— Begin —

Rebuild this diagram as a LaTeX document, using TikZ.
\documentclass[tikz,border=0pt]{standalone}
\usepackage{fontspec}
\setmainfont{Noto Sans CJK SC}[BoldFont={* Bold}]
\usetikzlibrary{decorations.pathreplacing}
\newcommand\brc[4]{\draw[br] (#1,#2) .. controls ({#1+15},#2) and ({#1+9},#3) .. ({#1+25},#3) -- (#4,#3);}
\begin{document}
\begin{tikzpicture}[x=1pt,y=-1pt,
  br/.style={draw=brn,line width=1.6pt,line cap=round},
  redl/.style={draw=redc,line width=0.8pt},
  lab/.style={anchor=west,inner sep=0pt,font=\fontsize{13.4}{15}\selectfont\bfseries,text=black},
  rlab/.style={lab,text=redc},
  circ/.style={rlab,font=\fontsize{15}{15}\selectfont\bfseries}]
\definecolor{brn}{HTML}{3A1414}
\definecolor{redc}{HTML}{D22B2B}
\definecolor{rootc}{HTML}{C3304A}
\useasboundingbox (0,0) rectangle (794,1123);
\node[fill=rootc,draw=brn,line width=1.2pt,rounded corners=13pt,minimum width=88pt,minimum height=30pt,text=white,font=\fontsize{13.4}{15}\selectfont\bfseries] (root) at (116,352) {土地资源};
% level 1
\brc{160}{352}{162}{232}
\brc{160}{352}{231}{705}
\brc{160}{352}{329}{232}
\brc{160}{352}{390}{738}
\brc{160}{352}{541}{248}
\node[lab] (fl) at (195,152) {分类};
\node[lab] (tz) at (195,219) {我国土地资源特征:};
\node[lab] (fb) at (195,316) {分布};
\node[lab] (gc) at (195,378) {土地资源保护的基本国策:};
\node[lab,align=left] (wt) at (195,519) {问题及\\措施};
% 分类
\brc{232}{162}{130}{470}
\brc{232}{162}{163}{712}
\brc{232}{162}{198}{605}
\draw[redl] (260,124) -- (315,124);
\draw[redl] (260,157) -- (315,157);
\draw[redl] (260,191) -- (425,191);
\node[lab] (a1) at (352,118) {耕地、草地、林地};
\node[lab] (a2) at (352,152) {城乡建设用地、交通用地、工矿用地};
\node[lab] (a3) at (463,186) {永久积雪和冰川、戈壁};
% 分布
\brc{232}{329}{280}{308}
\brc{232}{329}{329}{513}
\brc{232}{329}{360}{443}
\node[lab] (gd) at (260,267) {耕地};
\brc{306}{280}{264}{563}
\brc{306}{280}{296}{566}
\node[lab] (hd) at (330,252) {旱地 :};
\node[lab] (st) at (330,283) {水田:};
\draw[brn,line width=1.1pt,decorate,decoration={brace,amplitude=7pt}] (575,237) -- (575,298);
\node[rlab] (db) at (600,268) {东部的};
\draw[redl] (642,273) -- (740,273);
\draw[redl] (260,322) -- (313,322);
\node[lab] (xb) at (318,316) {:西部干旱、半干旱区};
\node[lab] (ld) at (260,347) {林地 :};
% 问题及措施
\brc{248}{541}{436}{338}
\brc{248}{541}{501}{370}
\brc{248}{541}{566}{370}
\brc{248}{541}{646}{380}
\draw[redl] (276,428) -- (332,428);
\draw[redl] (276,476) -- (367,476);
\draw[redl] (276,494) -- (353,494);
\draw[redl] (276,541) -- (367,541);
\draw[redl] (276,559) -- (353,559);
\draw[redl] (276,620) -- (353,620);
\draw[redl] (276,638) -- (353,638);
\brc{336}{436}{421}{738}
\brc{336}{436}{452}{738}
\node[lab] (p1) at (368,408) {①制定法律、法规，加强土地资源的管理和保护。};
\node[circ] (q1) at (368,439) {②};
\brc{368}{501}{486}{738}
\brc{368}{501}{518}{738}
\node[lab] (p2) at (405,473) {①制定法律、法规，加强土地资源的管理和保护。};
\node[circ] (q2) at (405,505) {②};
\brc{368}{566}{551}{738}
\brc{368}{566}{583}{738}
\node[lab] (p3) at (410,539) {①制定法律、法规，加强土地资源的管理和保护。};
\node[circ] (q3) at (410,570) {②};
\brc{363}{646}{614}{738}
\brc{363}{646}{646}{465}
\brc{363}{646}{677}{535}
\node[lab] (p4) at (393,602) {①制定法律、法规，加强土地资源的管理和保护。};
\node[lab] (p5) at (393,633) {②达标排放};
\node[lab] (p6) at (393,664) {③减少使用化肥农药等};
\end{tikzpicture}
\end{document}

— End —
— Begin —

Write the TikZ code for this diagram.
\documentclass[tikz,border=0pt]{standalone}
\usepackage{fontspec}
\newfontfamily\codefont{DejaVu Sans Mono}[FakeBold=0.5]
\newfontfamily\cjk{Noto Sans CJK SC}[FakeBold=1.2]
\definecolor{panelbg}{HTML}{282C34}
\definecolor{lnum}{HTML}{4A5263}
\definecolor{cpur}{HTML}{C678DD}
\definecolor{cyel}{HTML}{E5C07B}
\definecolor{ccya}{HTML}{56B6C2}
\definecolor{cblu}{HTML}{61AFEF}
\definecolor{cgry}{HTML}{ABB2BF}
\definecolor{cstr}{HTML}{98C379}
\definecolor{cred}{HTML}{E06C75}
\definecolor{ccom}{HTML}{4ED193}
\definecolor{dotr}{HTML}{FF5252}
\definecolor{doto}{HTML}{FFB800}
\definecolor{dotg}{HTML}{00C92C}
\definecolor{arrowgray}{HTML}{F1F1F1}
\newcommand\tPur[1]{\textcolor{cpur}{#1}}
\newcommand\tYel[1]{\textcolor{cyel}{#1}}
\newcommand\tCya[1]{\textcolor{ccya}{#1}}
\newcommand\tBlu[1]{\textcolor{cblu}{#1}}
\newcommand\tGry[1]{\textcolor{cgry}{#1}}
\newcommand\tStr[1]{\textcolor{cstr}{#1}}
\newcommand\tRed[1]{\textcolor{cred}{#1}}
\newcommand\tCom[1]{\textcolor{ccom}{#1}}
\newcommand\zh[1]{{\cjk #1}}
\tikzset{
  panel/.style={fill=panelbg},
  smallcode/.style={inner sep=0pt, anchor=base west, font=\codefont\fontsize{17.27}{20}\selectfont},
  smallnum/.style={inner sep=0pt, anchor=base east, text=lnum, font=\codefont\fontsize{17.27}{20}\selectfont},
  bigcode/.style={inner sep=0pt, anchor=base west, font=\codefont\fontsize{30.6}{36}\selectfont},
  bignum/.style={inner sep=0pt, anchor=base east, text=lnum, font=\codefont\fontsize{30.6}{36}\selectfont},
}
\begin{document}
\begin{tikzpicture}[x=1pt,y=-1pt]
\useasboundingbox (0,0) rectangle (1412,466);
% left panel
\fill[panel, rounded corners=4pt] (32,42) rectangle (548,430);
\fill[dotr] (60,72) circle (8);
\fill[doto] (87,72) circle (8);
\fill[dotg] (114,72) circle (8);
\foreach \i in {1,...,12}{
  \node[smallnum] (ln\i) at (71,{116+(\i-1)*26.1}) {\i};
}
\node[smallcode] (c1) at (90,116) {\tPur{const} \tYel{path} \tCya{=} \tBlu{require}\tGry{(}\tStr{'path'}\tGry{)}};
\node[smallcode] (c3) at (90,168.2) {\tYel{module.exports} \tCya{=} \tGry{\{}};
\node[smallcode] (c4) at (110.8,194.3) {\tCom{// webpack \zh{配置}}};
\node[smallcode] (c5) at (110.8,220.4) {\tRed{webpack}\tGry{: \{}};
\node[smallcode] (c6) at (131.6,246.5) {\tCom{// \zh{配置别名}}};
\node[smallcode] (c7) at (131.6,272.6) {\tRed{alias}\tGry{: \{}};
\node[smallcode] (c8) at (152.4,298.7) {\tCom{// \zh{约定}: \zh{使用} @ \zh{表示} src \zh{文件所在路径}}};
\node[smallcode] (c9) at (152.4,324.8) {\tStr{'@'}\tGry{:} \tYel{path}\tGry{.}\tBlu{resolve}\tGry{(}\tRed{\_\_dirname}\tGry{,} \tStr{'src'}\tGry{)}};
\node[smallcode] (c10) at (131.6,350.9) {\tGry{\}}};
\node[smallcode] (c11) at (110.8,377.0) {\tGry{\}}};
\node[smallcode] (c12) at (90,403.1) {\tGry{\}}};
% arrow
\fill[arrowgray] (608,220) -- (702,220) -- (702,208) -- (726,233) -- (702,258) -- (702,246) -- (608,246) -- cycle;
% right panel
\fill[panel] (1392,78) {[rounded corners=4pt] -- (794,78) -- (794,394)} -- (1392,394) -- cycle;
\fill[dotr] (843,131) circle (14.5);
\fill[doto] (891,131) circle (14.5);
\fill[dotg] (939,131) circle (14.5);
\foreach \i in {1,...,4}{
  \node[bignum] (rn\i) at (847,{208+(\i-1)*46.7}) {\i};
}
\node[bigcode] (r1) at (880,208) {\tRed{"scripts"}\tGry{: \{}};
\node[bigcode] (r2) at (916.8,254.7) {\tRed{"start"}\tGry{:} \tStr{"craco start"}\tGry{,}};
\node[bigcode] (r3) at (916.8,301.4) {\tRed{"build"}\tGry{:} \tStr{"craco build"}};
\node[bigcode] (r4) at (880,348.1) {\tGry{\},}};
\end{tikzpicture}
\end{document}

— End —

■ WHAT YOU SHOULD DO: Copy out every line where the word "diagram" occurs.

■ OUTPUT FOR THIS EXERCISE:
Rebuild this diagram as a LaTeX document, using TikZ.
Write the TikZ code for this diagram.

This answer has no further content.